What is expected:
Give the listing again character for character, but drop the images.

Provided material:
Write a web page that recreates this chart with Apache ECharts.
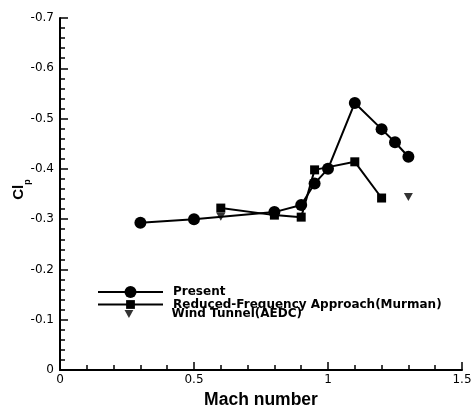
<!DOCTYPE html>
<html>
<head>
<meta charset="utf-8">
<script src="https://cdn.jsdelivr.net/npm/echarts@6/dist/echarts.min.js"></script>
<style>html,body{margin:0;padding:0;background:#fff;}#c{width:472px;height:410px;}</style>
</head>
<body>
<div id="c"></div>
<script>
// Data
var presentX = [0.3, 0.5, 0.8, 0.9, 0.95, 1.0, 1.1, 1.2, 1.25, 1.3];
var presentY = [-0.293, -0.300, -0.314, -0.328, -0.371, -0.400, -0.531, -0.479, -0.453, -0.424];
var murmanX = [0.6, 0.8, 0.9, 0.95, 1.1, 1.2];
var murmanY = [-0.322, -0.308, -0.304, -0.398, -0.414, -0.342];
var aedcX = [0.6, 1.3];
var aedcY = [-0.305, -0.344];
var seriesNames = ['Present', 'Reduced-Frequency Approach(Murman)', 'Wind Tunnel(AEDC)'];
var xTicks = {min: 0, max: 1.5, interval: 0.5};
var yTicks = {min: -0.7, max: 0, interval: 0.1};

function pairs(xs, ys) { return xs.map(function (x, i) { return [x, ys[i]]; }); }

var chart = echarts.init(document.getElementById('c'));
function legendText(padLeft) {
  return {fontFamily: 'DejaVu Sans', fontWeight: 'bold', fontSize: 12, color: '#000', padding: [0, 0, 0, padLeft], lineHeight: 10};
}
chart.setOption({
  animation: false,
  backgroundColor: '#fff',
  grid: {left: 60, right: 10, top: 18, bottom: 40, containLabel: false, outerBoundsMode: 'none'},
  xAxis: {
    type: 'value', min: xTicks.min, max: xTicks.max, interval: xTicks.interval,
    name: 'Mach number', nameLocation: 'middle', nameGap: 21, nameMoveOverlap: false,
    nameTextStyle: {fontFamily: 'Liberation Sans', fontWeight: 'bold', fontSize: 17.5, color: '#000'},
    axisLine: {onZero: false, lineStyle: {color: '#000', width: 2}},
    axisTick: {inside: true, length: 8, lineStyle: {color: '#000', width: 1.5}},
    minorTick: {show: true, splitNumber: 5, length: 5, lineStyle: {color: '#000', width: 1.5}},
    axisLabel: {fontFamily: 'DejaVu Sans', fontSize: 12, color: '#000', margin: 4},
    splitLine: {show: false}
  },
  yAxis: {
    type: 'value', inverse: true, min: yTicks.min, max: yTicks.max, interval: yTicks.interval,
    name: '{a|Cl}{b|p}', nameLocation: 'middle', nameRotate: 90, nameGap: 15, nameMoveOverlap: false,
    nameTextStyle: {
      rich: {
        a: {fontFamily: 'Liberation Sans', fontWeight: 'bold', fontSize: 15, color: '#000', lineHeight: 15, verticalAlign: 'top', padding: [0, 0, 0, 9]},
        b: {fontFamily: 'Liberation Sans', fontWeight: 'bold', fontSize: 9, color: '#000', lineHeight: 34, verticalAlign: 'middle'}
      }
    },
    axisLine: {onZero: false, lineStyle: {color: '#000', width: 2}},
    axisTick: {inside: true, length: 8, lineStyle: {color: '#000', width: 1.5}},
    minorTick: {show: true, splitNumber: 5, length: 5, lineStyle: {color: '#000', width: 1.5}},
    axisLabel: {fontFamily: 'DejaVu Sans', fontSize: 12, color: '#000', margin: 6},
    splitLine: {show: false}
  },
  legend: [
    {data: [seriesNames[0]], left: 97, top: 286, orient: 'vertical', padding: 0, itemWidth: 65, itemHeight: 15, textStyle: legendText(5)},
    {data: [seriesNames[1]], left: 97, top: 298.5, orient: 'vertical', padding: 0, itemWidth: 65, itemHeight: 11, textStyle: legendText(5)},
    {data: [{name: seriesNames[2], icon: 'path://M0,0 L10,0 L5,9 Z'}], left: 124.5, top: 308, orient: 'vertical', padding: 0,
     itemWidth: 9, itemHeight: 8, textStyle: legendText(33)}
  ],
  series: [
    {name: seriesNames[0], type: 'line', data: pairs(presentX, presentY), symbol: 'circle', symbolSize: 12,
     lineStyle: {color: '#000', width: 2}, itemStyle: {color: '#000'}, z: 3},
    {name: seriesNames[1], type: 'line', data: pairs(murmanX, murmanY), symbol: 'rect', symbolSize: 9,
     lineStyle: {color: '#000', width: 2}, itemStyle: {color: '#000'}, z: 2},
    {name: seriesNames[2], type: 'scatter', data: pairs(aedcX, aedcY), symbol: 'triangle', symbolSize: [9, 8], symbolRotate: 180,
     itemStyle: {color: '#000'}, z: 4}
  ]
});
</script>
</body>
</html>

Worked solution:
Write a web page that recreates this chart with Apache ECharts.
<!DOCTYPE html>
<html>
<head>
<meta charset="utf-8">
<script src="https://cdn.jsdelivr.net/npm/echarts@6/dist/echarts.min.js"></script>
<style>html,body{margin:0;padding:0;background:#fff;}#c{width:472px;height:410px;}</style>
</head>
<body>
<div id="c"></div>
<script>
// Data
var presentX = [0.3, 0.5, 0.8, 0.9, 0.95, 1.0, 1.1, 1.2, 1.25, 1.3];
var presentY = [-0.293, -0.300, -0.314, -0.328, -0.371, -0.400, -0.531, -0.479, -0.453, -0.424];
var murmanX = [0.6, 0.8, 0.9, 0.95, 1.1, 1.2];
var murmanY = [-0.322, -0.308, -0.304, -0.398, -0.414, -0.342];
var aedcX = [0.6, 1.3];
var aedcY = [-0.305, -0.344];
var seriesNames = ['Present', 'Reduced-Frequency Approach(Murman)', 'Wind Tunnel(AEDC)'];
var xTicks = {min: 0, max: 1.5, interval: 0.5};
var yTicks = {min: -0.7, max: 0, interval: 0.1};

function pairs(xs, ys) { return xs.map(function (x, i) { return [x, ys[i]]; }); }

var chart = echarts.init(document.getElementById('c'));
function legendText(padLeft) {
  return {fontFamily: 'DejaVu Sans', fontWeight: 'bold', fontSize: 12, color: '#000', padding: [0, 0, 0, padLeft], lineHeight: 10};
}
chart.setOption({
  animation: false,
  backgroundColor: '#fff',
  grid: {left: 60, right: 10, top: 18, bottom: 40, containLabel: false, outerBoundsMode: 'none'},
  xAxis: {
    type: 'value', min: xTicks.min, max: xTicks.max, interval: xTicks.interval,
    name: 'Mach number', nameLocation: 'middle', nameGap: 21, nameMoveOverlap: false,
    nameTextStyle: {fontFamily: 'Liberation Sans', fontWeight: 'bold', fontSize: 17.5, color: '#000'},
    axisLine: {onZero: false, lineStyle: {color: '#000', width: 2}},
    axisTick: {inside: true, length: 8, lineStyle: {color: '#000', width: 1.5}},
    minorTick: {show: true, splitNumber: 5, length: 5, lineStyle: {color: '#000', width: 1.5}},
    axisLabel: {fontFamily: 'DejaVu Sans', fontSize: 12, color: '#000', margin: 4},
    splitLine: {show: false}
  },
  yAxis: {
    type: 'value', inverse: true, min: yTicks.min, max: yTicks.max, interval: yTicks.interval,
    name: '{a|Cl}{b|p}', nameLocation: 'middle', nameRotate: 90, nameGap: 15, nameMoveOverlap: false,
    nameTextStyle: {
      rich: {
        a: {fontFamily: 'Liberation Sans', fontWeight: 'bold', fontSize: 15, color: '#000', lineHeight: 15, verticalAlign: 'top', padding: [0, 0, 0, 9]},
        b: {fontFamily: 'Liberation Sans', fontWeight: 'bold', fontSize: 9, color: '#000', lineHeight: 34, verticalAlign: 'middle'}
      }
    },
    axisLine: {onZero: false, lineStyle: {color: '#000', width: 2}},
    axisTick: {inside: true, length: 8, lineStyle: {color: '#000', width: 1.5}},
    minorTick: {show: true, splitNumber: 5, length: 5, lineStyle: {color: '#000', width: 1.5}},
    axisLabel: {fontFamily: 'DejaVu Sans', fontSize: 12, color: '#000', margin: 6},
    splitLine: {show: false}
  },
  legend: [
    {data: [seriesNames[0]], left: 97, top: 286, orient: 'vertical', padding: 0, itemWidth: 65, itemHeight: 15, textStyle: legendText(5)},
    {data: [seriesNames[1]], left: 97, top: 298.5, orient: 'vertical', padding: 0, itemWidth: 65, itemHeight: 11, textStyle: legendText(5)},
    {data: [{name: seriesNames[2], icon: 'path://M0,0 L10,0 L5,9 Z'}], left: 124.5, top: 308, orient: 'vertical', padding: 0,
     itemWidth: 9, itemHeight: 8, textStyle: legendText(33)}
  ],
  series: [
    {name: seriesNames[0], type: 'line', data: pairs(presentX, presentY), symbol: 'circle', symbolSize: 12,
     lineStyle: {color: '#000', width: 2}, itemStyle: {color: '#000'}, z: 3},
    {name: seriesNames[1], type: 'line', data: pairs(murmanX, murmanY), symbol: 'rect', symbolSize: 9,
     lineStyle: {color: '#000', width: 2}, itemStyle: {color: '#000'}, z: 2},
    {name: seriesNames[2], type: 'scatter', data: pairs(aedcX, aedcY), symbol: 'triangle', symbolSize: [9, 8], symbolRotate: 180,
     itemStyle: {color: '#000'}, z: 4}
  ]
});
</script>
</body>
</html>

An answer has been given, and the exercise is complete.